New managers often find themselves being bounced between people, events, actions or controversy. Do this enough and you will feel like the proverbial silver ball in one of the old pinball arcade games.
If this happens to you, being named the Pinball Wizard will not be flattering.
Oh sure, keeping the steel ball in play was the object of the game so that more points could be piled up by bouncing all over the board. If you got near the end of the run, there were those last couple of flippers to knock you back into action. Not really a fun place to be. This is certainly no way for a team’s leader to act.
Being a manager can subject you to this kind of frenzied behavior. Your team members, your bosses, people from other departments… all of them can exert pressure to get you to change course. You can be reeling from a meeting with your boss when the next thing you know someone on your team brings you some kind of crisis. The list may go on and on.
Juggling the many different things that might be swirling around you as a new manager can be exhausting. Merely allowing the points to pile up by letting yourself bounce from issue to issue will not work for long. It may seem like you are getting a lot done, but in the end, you might just fall out into some black hole (just like the steel ball in our game).
So, why allow yourself to give in to the pinball effect?
First, it is human nature to react to new things. When I think about reacting, I love the wise old adage.
“When we are given a medicine, if we respond that is a good thing. But reacting is a bad thing.
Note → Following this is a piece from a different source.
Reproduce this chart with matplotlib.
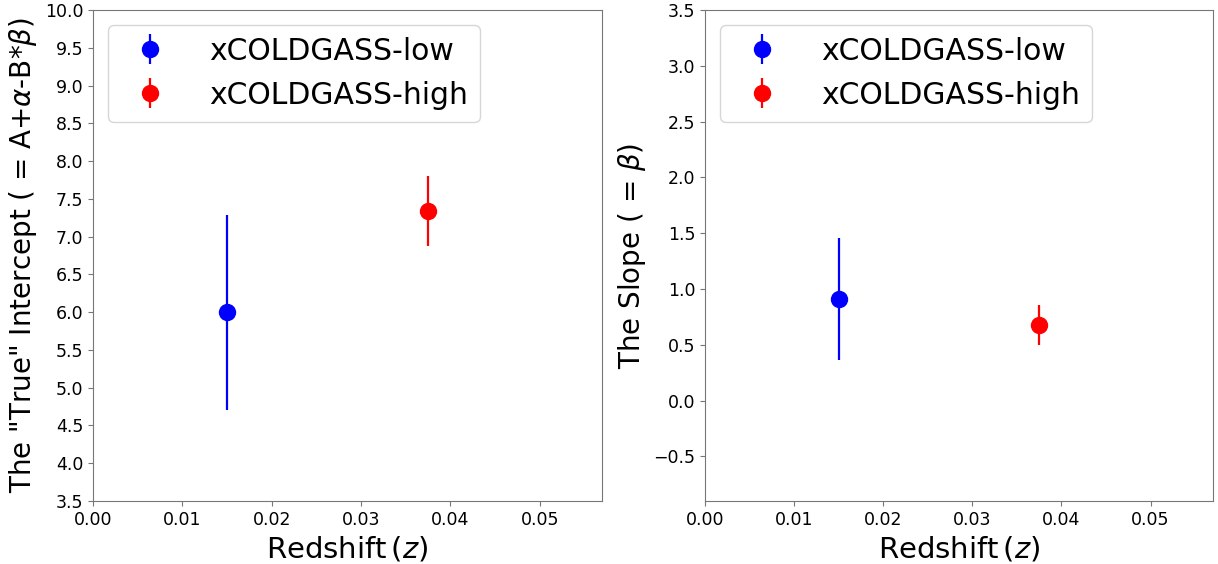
import matplotlib
matplotlib.use("Agg")
import matplotlib.pyplot as plt

# redshift of the two samples
z = [0.015, 0.0375]
labels = ["xCOLDGASS-low", "xCOLDGASS-high"]
colors = ["blue", "red"]

# true intercept and its error
intercept = [6.0, 7.34]
intercept_err = [1.29, 0.46]

# slope and its error
slope = [0.91, 0.68]
slope_err = [0.55, 0.18]

fig = plt.figure(figsize=(12.18, 5.64), dpi=100)
ax1 = fig.add_axes([0.0764, 0.1117, 0.418, 0.8706])
ax2 = fig.add_axes([0.5788, 0.1117, 0.417, 0.8706])


def panel(ax, y, yerr, ylim, yticks, ylabel):
    for i in range(len(z)):
        ax.errorbar(z[i], y[i], yerr=yerr[i], fmt='o', color=colors[i],
                    ms=11.5, elinewidth=1.6, capsize=0, label=labels[i])
    ax.set_xlim(0, 0.057)
    ax.set_ylim(*ylim)
    ax.set_yticks(yticks)
    ax.set_xticks([0.0, 0.01, 0.02, 0.03, 0.04, 0.05])
    ax.tick_params(labelsize=12.5, color='#777777')
    for s in ax.spines.values():
        s.set_color('#777777')
    ax.set_xlabel(r'Redshift$\,(z)$', fontsize=21)
    ax.set_ylabel(ylabel, fontsize=20)
    ax.legend(loc='upper left', fontsize=21.5, handletextpad=1.0,
              labelspacing=0.5)


panel(ax1, intercept, intercept_err, (3.5, 10.0),
      [3.5 + 0.5 * k for k in range(14)],
      r'The "True" Intercept ( = A+$\alpha$-B*$\beta$)')
panel(ax2, slope, slope_err, (-0.9, 3.5),
      [-0.5 + 0.5 * k for k in range(9)],
      r'The Slope ( = $\beta$)')

fig.savefig("out.png", dpi=100)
So we need to watch how we react to the first news of a new item, event, or circumstance. Try to establish your own sense of balance that operates at more of a calm, consistent level. Take in new news with this sense of calm. Try not to overreact at the first piece of information you receive. If you bounce too high or too far right at first, then the rebound may be harder to control.
Pick your battles. Not every event needs the same level of response. Sometimes you just need to let it go (yes, I had to work that in here somewhere). As cliché as that phrase has now become, it is wise to follow.
Lastly, ask the key question: Is it me or is this place going nuts? I am being blunt for the dramatic effect here. You may be the force that is causing the pinball effect. If so, collect yourself and regroup. Get some feedback from others you have learned you can trust.